Protests swept provinces across Yemen on Wednesday in response to calls by the Youth for Change, a coalition of groups that has led anti-Saleh demonstrations since late January. The largest rally was being held in the flashpoint city of Taez, south of Sanaa, where more than 20 people were killed in clashes with security forces earlier this month.
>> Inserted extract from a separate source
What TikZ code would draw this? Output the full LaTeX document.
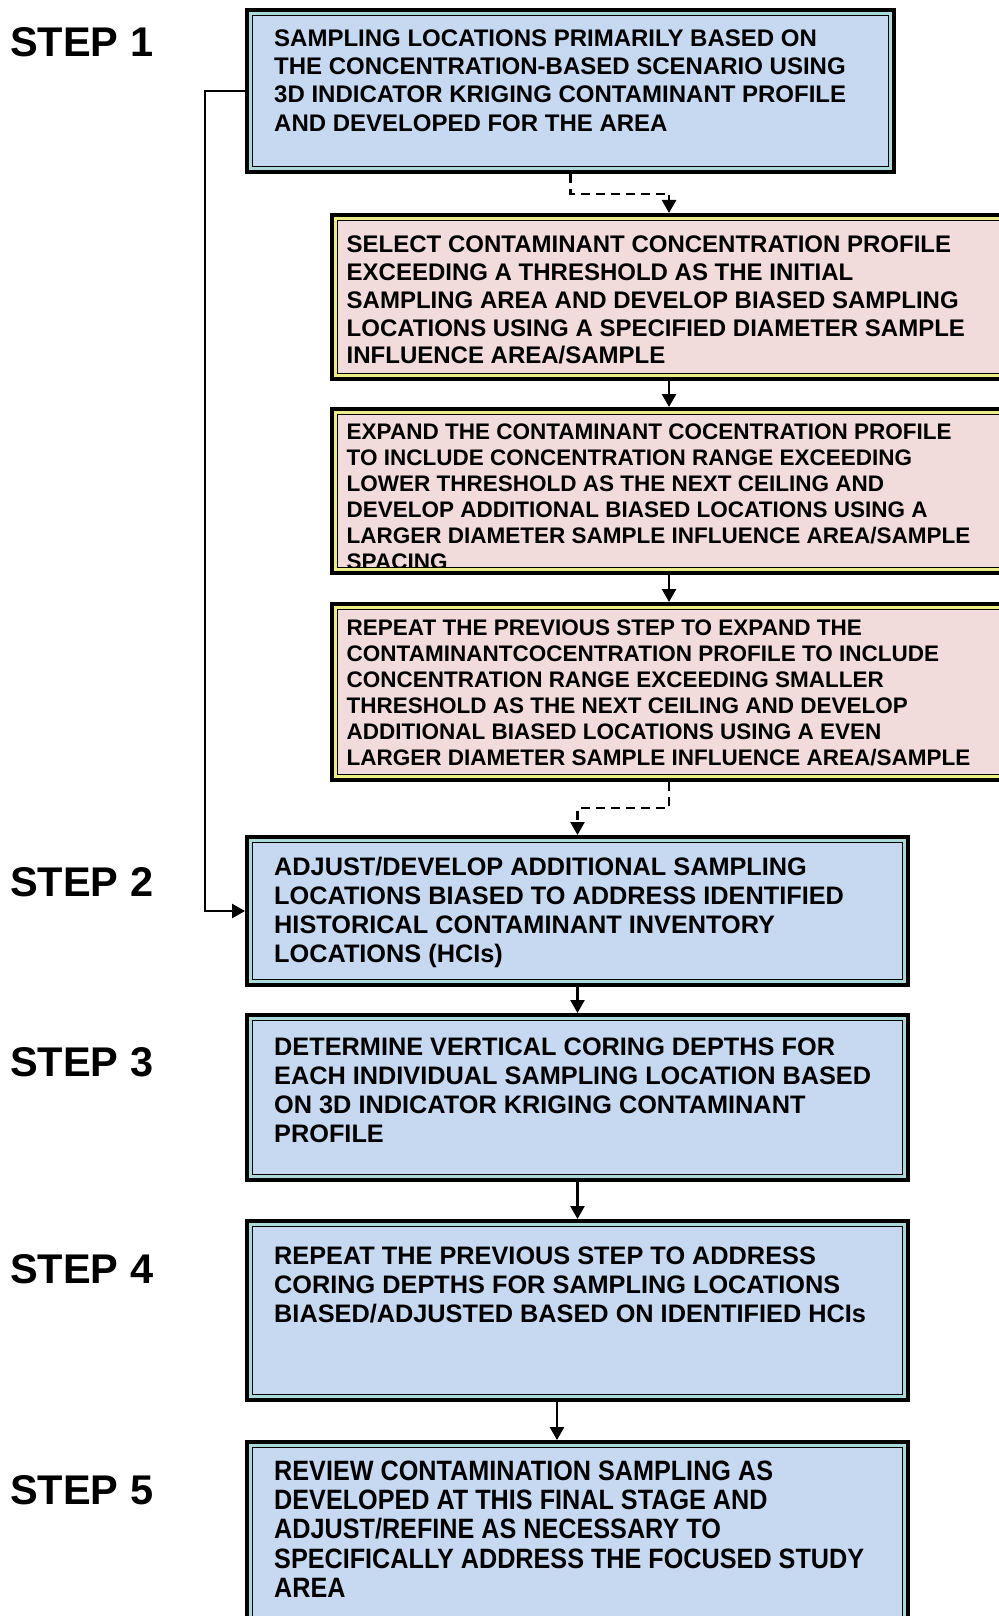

Saleh loyalists also took to the streets, but in smaller numbers, in several provinces and chanted their support for the embattled leader.
Yemen’s oil-rich Arab neighbours in the Gulf have urged Saleh, in power since 1978, to ensure a peaceful transition of power to Vice-President Abdrabuh Mansur Hadi and a national unity government led by the opposition.
But protesters have rejected the proposal, demanding the fall of Saleh’s entire regime and for the Yemeni strongman to stand trial rather than be granted immunity along with his powerful sons.
Saleh, for his part, has accepted in principle the initiative of the six-nation Gulf Cooperation Council but without spelling out clearly whether or when he would step down. He has so far insisted on overseeing any transition, fearful of being dumped out of office and faced with prosecution like his ally, Egypt’s president Hosni Mubarak, who was ousted on February 11 following mass demonstrations.